Dans l'inconscient collectif, un violeur est toujours un homme inconnu qu'on croise au mauvais endroit, au mauvais moment. Le plus souvent dans un endroit sombre et isolé, comme un parking désert au plein coeur de la nuit, avec aucun témoin pour nous porter secours. Ce portrait-robot du violeur inconnu et menaçant n'est pas faux, mais il est grandement surestimé. Dans la majorité des cas (8 cas sur 10, d'après le Collectif féministe contre le viol), la victime connaît son agresseur. En France, 30% des viols seraient commis par le conjoint ou la conjointe de la victime.
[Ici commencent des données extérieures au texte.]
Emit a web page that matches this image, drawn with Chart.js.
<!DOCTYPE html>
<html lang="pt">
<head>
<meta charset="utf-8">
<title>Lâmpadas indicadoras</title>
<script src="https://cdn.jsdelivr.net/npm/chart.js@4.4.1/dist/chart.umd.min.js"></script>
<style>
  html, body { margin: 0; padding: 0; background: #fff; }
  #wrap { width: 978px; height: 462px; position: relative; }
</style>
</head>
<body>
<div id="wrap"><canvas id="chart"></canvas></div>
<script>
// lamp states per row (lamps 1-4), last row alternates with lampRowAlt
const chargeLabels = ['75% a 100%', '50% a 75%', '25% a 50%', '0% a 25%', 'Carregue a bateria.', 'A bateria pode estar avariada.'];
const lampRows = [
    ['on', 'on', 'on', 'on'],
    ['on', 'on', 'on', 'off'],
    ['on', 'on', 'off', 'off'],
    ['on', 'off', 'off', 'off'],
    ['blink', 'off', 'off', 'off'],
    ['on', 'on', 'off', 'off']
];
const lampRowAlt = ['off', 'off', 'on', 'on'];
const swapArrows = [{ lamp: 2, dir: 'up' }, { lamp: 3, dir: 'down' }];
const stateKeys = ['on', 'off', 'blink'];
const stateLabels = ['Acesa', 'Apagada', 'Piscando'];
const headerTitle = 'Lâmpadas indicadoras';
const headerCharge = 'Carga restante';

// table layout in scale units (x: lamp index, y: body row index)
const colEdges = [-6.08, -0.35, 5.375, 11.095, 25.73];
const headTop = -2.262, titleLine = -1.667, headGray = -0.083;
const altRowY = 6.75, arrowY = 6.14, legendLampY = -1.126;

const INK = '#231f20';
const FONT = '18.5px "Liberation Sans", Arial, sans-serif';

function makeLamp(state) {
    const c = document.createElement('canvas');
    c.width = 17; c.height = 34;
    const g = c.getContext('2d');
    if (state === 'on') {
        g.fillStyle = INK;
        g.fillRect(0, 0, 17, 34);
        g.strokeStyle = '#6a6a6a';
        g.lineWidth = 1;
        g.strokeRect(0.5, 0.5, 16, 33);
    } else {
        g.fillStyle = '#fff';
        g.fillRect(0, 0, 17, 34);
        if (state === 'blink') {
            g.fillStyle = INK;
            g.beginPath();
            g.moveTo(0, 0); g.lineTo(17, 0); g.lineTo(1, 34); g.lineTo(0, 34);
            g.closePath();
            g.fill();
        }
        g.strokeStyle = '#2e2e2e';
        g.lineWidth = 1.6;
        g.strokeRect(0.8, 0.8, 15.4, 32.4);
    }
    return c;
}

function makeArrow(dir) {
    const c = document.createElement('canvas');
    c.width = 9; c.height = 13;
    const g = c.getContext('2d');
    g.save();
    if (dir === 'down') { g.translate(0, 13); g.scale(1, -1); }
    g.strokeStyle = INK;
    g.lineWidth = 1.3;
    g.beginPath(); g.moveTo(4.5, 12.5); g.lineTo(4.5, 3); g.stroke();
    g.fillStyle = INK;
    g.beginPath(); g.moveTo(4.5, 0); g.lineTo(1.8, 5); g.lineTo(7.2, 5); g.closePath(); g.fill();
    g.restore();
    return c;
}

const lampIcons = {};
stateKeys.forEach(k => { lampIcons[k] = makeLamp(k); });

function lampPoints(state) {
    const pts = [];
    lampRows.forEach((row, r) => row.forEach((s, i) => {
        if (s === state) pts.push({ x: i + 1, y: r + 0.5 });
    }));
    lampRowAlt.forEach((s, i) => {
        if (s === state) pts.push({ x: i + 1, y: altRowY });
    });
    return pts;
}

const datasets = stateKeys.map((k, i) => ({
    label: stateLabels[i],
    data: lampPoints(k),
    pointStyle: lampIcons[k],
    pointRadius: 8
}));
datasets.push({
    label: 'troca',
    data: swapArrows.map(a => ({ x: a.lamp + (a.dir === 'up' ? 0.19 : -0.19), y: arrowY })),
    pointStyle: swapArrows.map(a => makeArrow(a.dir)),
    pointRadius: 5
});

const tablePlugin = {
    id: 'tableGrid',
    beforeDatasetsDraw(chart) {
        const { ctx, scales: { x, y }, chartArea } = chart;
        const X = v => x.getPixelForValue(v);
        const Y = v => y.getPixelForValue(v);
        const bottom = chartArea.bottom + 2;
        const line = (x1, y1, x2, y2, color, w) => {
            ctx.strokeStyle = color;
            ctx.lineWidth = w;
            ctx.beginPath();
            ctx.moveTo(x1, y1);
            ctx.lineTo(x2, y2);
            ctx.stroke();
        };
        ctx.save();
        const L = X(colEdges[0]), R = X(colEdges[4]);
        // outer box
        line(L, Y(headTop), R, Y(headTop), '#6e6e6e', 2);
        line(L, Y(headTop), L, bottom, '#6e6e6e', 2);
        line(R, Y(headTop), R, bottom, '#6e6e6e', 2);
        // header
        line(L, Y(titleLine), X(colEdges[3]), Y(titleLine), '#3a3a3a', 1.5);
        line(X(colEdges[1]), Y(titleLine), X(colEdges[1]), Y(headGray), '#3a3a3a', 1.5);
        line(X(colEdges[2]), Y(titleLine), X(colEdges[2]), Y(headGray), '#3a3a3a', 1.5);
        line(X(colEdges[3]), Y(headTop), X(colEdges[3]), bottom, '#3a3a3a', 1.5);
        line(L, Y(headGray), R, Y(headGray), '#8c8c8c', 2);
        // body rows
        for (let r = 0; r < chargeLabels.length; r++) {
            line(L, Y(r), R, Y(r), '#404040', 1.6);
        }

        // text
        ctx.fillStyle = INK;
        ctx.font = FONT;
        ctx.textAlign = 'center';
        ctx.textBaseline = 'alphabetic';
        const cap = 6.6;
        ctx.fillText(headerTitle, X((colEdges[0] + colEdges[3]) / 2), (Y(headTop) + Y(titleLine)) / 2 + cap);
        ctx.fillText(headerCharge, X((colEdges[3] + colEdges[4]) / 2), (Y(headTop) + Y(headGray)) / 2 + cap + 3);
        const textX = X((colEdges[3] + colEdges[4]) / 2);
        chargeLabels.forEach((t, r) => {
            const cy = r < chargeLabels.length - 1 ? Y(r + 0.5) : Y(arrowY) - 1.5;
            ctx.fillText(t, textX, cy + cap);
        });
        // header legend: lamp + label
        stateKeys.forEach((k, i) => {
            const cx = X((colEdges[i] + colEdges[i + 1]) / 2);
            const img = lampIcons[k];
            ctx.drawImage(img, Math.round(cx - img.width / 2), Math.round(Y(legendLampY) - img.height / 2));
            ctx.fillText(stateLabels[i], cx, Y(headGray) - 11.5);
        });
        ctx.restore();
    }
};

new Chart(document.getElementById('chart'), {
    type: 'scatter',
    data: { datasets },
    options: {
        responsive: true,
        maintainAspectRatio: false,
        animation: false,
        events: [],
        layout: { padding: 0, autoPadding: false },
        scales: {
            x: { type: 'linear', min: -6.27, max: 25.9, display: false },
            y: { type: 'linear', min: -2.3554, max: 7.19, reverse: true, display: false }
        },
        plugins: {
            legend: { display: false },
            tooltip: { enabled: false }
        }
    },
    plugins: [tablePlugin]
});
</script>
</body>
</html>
Longtemps passés sous silence, minimisés voire parfaitement tolérés(au nom du fameux "devoir conjugal"), les viols conjugaux ne sont reconnus par la loi que depuis 1990 et comme circonstance aggravante depuis 2006. Ils restent aujourd'hui encore un tabou, rarement évoqués même si parfaitement intolérables.
C'est pour mettre en lumière l'effarante banalité du viol conjugal que Chloé Fontaine a voulu le en faire le thème de son court-métrage dérangeant. Intitulé "Je suis ordinaire" et présenté au Nikon Film Festival, il met en scène un couple amoureux, qui discute du prochain film à regarder sous la couette. Lorsque l'homme commence à embrasser sa compagne dans le cou en guise de préliminaire avant une relation sexuelle, la femme le prévient une première fois : "J'ai pas envie". "Qu'est-ce qui se passe ? Tu m'aimes plus, c'est ça ?", demande-t-il. Il réessaye, n'écoute pas. Elle résiste avant de le "laisser faire" ce qu'il veut. Il est de toute manière plus fort qu'elle. "Si rien ne vous choque, c'est que vous êtes l'un d'eux", conclut la vidéo.
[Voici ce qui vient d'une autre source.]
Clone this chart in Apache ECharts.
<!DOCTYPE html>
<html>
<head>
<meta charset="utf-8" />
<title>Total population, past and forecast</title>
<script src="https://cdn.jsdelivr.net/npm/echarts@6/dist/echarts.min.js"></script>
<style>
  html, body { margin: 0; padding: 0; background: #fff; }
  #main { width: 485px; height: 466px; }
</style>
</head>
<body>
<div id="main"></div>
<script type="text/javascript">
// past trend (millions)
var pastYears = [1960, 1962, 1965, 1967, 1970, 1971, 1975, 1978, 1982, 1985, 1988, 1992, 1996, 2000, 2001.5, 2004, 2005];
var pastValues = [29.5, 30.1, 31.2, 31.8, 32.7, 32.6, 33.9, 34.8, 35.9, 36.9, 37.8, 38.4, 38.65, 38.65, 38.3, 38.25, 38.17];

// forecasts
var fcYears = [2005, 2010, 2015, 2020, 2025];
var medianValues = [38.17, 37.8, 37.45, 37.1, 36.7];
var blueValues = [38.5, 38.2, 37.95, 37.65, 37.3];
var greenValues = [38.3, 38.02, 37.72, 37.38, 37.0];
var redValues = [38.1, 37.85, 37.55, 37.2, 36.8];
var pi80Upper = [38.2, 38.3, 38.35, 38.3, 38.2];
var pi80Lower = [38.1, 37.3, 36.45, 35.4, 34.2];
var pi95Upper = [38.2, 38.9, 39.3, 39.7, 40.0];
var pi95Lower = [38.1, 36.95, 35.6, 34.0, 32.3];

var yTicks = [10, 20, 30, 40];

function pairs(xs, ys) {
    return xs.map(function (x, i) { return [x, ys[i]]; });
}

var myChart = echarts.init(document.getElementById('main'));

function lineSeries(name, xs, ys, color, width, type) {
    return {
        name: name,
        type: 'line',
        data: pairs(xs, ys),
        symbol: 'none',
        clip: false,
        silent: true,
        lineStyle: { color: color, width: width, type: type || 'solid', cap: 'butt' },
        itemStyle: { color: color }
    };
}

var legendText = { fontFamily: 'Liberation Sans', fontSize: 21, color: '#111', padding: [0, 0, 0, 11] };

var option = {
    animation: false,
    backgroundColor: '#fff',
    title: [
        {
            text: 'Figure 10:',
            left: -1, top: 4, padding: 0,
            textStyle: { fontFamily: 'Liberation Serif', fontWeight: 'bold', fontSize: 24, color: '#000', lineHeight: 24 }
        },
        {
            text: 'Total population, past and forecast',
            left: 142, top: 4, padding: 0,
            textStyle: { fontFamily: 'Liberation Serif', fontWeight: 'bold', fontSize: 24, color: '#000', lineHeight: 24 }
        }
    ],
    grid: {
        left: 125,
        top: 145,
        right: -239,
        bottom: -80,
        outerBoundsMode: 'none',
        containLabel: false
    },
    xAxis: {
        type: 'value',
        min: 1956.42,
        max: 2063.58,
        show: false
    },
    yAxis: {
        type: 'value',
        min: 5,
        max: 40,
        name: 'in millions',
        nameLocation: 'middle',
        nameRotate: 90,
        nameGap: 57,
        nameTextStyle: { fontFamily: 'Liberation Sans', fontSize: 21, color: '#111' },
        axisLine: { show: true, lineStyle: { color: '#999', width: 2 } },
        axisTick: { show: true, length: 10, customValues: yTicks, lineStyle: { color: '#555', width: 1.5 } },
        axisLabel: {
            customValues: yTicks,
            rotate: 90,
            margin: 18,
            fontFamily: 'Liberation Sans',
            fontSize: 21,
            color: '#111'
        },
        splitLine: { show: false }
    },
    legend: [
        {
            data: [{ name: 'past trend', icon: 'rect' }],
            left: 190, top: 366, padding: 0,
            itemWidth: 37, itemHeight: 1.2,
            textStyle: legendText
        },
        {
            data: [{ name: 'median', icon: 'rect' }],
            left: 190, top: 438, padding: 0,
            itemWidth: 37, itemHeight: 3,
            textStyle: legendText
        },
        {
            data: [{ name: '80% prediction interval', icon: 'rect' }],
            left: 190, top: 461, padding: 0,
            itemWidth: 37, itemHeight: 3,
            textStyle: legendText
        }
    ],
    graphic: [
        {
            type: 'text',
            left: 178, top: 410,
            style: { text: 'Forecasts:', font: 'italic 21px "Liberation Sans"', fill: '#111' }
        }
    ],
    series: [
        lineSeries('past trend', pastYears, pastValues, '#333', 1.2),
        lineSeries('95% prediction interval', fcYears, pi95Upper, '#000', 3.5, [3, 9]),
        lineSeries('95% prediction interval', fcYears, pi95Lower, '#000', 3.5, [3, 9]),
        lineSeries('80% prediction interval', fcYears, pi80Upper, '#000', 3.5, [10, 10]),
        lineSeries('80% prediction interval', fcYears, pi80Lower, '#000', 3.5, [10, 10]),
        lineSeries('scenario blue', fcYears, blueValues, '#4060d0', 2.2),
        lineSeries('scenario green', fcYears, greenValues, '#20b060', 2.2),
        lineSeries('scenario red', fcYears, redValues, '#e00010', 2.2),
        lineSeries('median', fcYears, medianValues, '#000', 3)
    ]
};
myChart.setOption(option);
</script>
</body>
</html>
Interviewée par le HuffPost, Chloé Fontaine raconte que le point de départ de "Je suis ordinaire" a été une discussion avec une amie ayant subi un viol de la part d'un garçon avec qui elle sortait. "Elle m'a dit: 'J'en avais pas envie non, mais alors pas du tout. Mais je voyais pas d'autre moyen pour qu'il me laisse tranquille alors...'", raconte-t-elle. "Et là je me suis dit qu'il y avait un problème. Réel. J'ai commencé à faire des recherches sur internet. Je suis tombée sur des témoignages poignants de jeunes (ou moins jeunes) filles qui se posaient les mêmes questions."
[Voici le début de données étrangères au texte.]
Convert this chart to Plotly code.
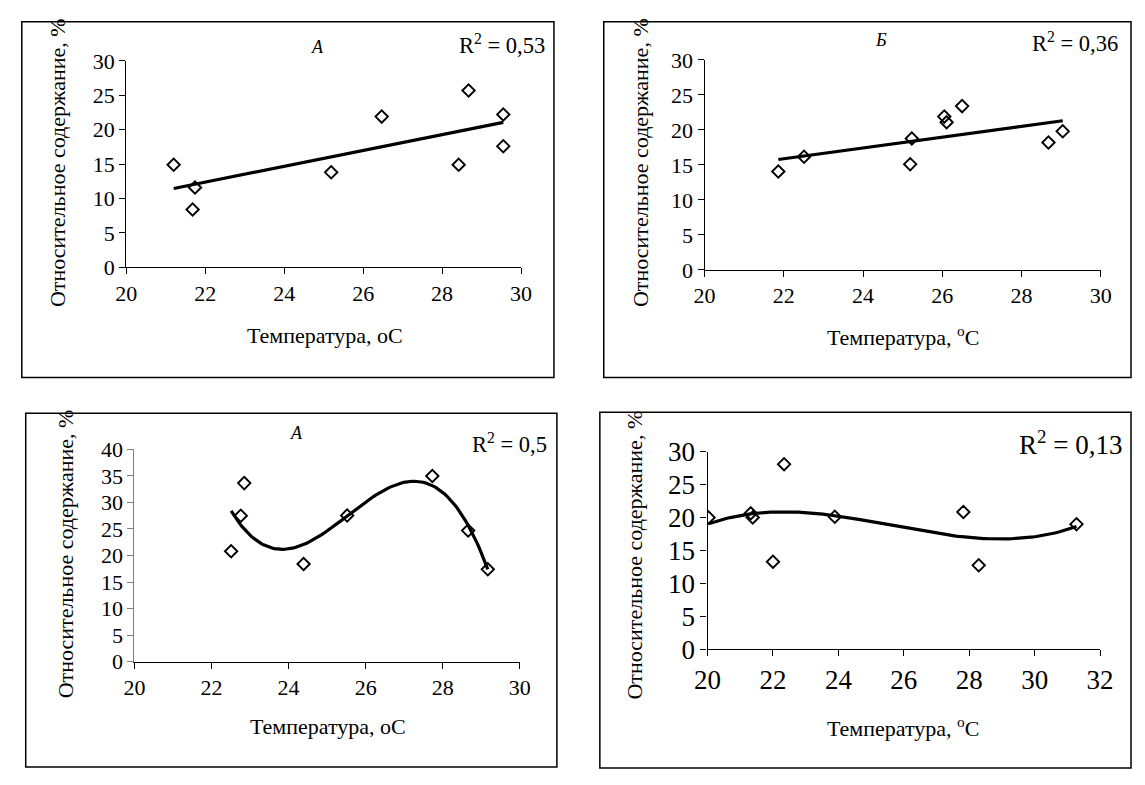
import numpy as np
import plotly.graph_objects as go

W, H = 1145, 785

# ---------------- data ----------------
temp_a1 = [21.2, 21.74, 21.68, 25.19, 26.47, 28.42, 28.67, 29.55, 29.55]
cont_a1 = [14.9, 11.6, 8.4, 13.8, 21.9, 14.9, 25.7, 22.2, 17.6]

temp_b1 = [21.86, 22.51, 25.23, 25.19, 26.05, 26.11, 26.5, 28.68, 29.04]
cont_b1 = [14.06, 16.16, 18.77, 15.1, 21.9, 21.1, 23.4, 18.2, 19.8]

temp_a2 = [22.51, 22.76, 22.85, 24.39, 25.52, 27.73, 28.66, 29.17]
cont_a2 = [20.8, 27.5, 33.65, 18.4, 27.55, 35.0, 24.7, 17.4]

temp_b2 = [20.03, 21.32, 21.38, 22.0, 22.34, 23.89, 27.82, 28.29, 31.28]
cont_b2 = [20.0, 20.63, 20.0, 13.27, 28.1, 20.1, 20.83, 12.73, 18.98]

x_ticks_30 = [20, 22, 24, 26, 28, 30]
x_ticks_32 = [20, 22, 24, 26, 28, 30, 32]
y_ticks_30 = [0, 5, 10, 15, 20, 25, 30]
y_ticks_40 = [0, 5, 10, 15, 20, 25, 30, 35, 40]

titles = ["А", "Б", "А", ""]
r2_labels = ["R<sup>2</sup> = 0,53", "R<sup>2</sup> = 0,36", "R<sup>2</sup> = 0,5", "R<sup>2</sup> = 0,13"]
x_titles = ["Температура, оС", "Температура, <sup>о</sup>С", "Температура, оС", "Температура, <sup>о</sup>С"]
y_title = "Относительное содержание, %"

FONT = "Liberation Serif"

def px(x):
    return x / W

def py(y):
    return 1 - y / H

panels = [
    dict(x=temp_a1, y=cont_a1, deg=1, xr=[20, 30], xt=x_ticks_30, yr=[0, 30], yt=y_ticks_30,
         dx=(115, 519.3), dy=(47.7, 262.3), box=(8, 7, 553, 377), tick=22,
         t=(311, 33), r2=(546, 30), r2s=22.5, xl=(318, 333), yl=(44, 153), ycol="black"),
    dict(x=temp_b1, y=cont_b1, deg=1, xr=[20, 30], xt=x_ticks_30, yr=[0, 30], yt=y_ticks_30,
         dx=(707.3, 1113), dy=(46.7, 265), box=(604, 7, 1144, 377), tick=22,
         t=(888, 26), r2=(1133, 28), r2s=22.5, xl=(911, 334), yl=(641, 153), ycol="black"),
    dict(x=temp_a2, y=cont_a2, deg=3, xr=[20, 30], xt=x_ticks_30, yr=[0, 40], yt=y_ticks_40,
         dx=(123.3, 518), dy=(451.7, 672.3), box=(12, 414, 556, 782), tick=22,
         t=(289, 435), r2=(548, 445), r2s=22.5, xl=(322, 740), yl=(53, 560), ycol="#808080"),
    dict(x=temp_b2, y=cont_b2, deg=3, xr=[20, 32], xt=x_ticks_32, yr=[0, 30], yt=y_ticks_30,
         dx=(710.3, 1112.3), dy=(454, 659.3), box=(600, 413, 1144, 783), tick=27,
         t=(890, 435), r2=(1137, 445), r2s=27, xl=(911, 740), yl=(635, 562), ycol="black"),
]

fig = go.Figure()
shapes = []
annotations = []
layout_axes = {}

for i, p in enumerate(panels):
    n = i + 1
    xa = "x" if n == 1 else f"x{n}"
    ya = "y" if n == 1 else f"y{n}"
    xkey = "xaxis" if n == 1 else f"xaxis{n}"
    ykey = "yaxis" if n == 1 else f"yaxis{n}"

    # trend line fitted from the points (as the spreadsheet trendline does)
    coef = np.polyfit(p["x"], p["y"], p["deg"])
    tx = np.linspace(min(p["x"]), max(p["x"]), 120)
    ty = np.polyval(coef, tx)
    fig.add_trace(go.Scatter(x=tx, y=ty, mode="lines", xaxis=xa, yaxis=ya,
                             line=dict(color="black", width=3.2), hoverinfo="skip",
                             showlegend=False))
    fig.add_trace(go.Scatter(x=p["x"], y=p["y"], mode="markers", xaxis=xa, yaxis=ya,
                             marker=dict(symbol="diamond-open", size=9.5, color="black",
                                         line=dict(color="black", width=1.9)),
                             showlegend=False))

    layout_axes[xkey] = dict(domain=[px(p["dx"][0]), px(p["dx"][1])], range=p["xr"],
                             tickvals=p["xt"], ticks="outside", ticklen=6, tickcolor="black",
                             showline=True, linecolor="black", linewidth=1, showgrid=False,
                             zeroline=False, anchor=ya,
                             tickfont=dict(family=FONT, size=p["tick"], color="black"))
    layout_axes[ykey] = dict(domain=[py(p["dy"][1]), py(p["dy"][0])], range=p["yr"],
                             tickvals=p["yt"], ticks="outside", ticklen=6, tickcolor=p["ycol"],
                             showline=True, linecolor=p["ycol"], linewidth=1.2, showgrid=False,
                             zeroline=False, anchor=xa,
                             tickfont=dict(family=FONT, size=p["tick"], color="black"))

    bx = p["box"]
    shapes.append(dict(type="rect", xref="paper", yref="paper",
                       x0=px(bx[0]), x1=px(bx[2]), y0=py(bx[3]), y1=py(bx[1]),
                       line=dict(color="black", width=1.5)))

    if titles[i]:
        annotations.append(dict(xref="paper", yref="paper", x=px(p["t"][0]), y=py(p["t"][1]),
                                text=f"<i>{titles[i]}</i>", showarrow=False,
                                xanchor="center", yanchor="middle",
                                font=dict(family=FONT, size=18, color="black")))
    annotations.append(dict(xref="paper", yref="paper", x=px(p["r2"][0]), y=py(p["r2"][1]),
                            text=r2_labels[i], showarrow=False, xanchor="right", yanchor="middle",
                            font=dict(family=FONT, size=p["r2s"], color="black")))
    annotations.append(dict(xref="paper", yref="paper", x=px(p["xl"][0]), y=py(p["xl"][1]),
                            text=x_titles[i], showarrow=False, xanchor="center", yanchor="middle",
                            font=dict(family=FONT, size=22, color="black")))
    annotations.append(dict(xref="paper", yref="paper", x=px(p["yl"][0]), y=py(p["yl"][1]),
                            text=y_title, showarrow=False, textangle=-90,
                            xanchor="center", yanchor="middle",
                            font=dict(family=FONT, size=22, color="black")))

fig.update_layout(width=W, height=H, autosize=False,
                  margin=dict(l=0, r=0, t=0, b=0, pad=0),
                  paper_bgcolor="white", plot_bgcolor="white",
                  shapes=shapes, annotations=annotations, showlegend=False,
                  **layout_axes)

post = ("document.documentElement.style.margin='0';document.documentElement.style.padding='0';"
        "document.body.style.margin='0';document.body.style.padding='0';"
        "document.body.style.overflow='hidden';document.documentElement.style.overflow='hidden';"
        "var d=document.getElementById('{plot_id}');d.style.position='fixed';"
        "d.style.left='0px';d.style.top='0px';")
fig.write_html("out.html", config={"displayModeBar": False}, post_script=post)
"Je ne prétends pas leur apporter la vérité, poursuit Chloé Fontaine. Juste qu'elles voient, d'un point de vue extérieur. Et qu'elles puissent en juger. Ce film, je voulais le faire dans l'espoir d'aider quelques-unes de ces filles à y voir plus clair. Quelques-uns de ces garçons à réfléchir sur leurs actes passés, influer sur leurs actes futurs."
En compétition pour le Nikon Film Festival, qui récompense chaque année des courts-métrages de moins de 2 minutes autour d'un thème commun – cette année "Je suis une rencontre". Mis en ligne il y a 1 mois sur la plate-forme Vimeo, il a déjà été vu plus de 74 000 fois.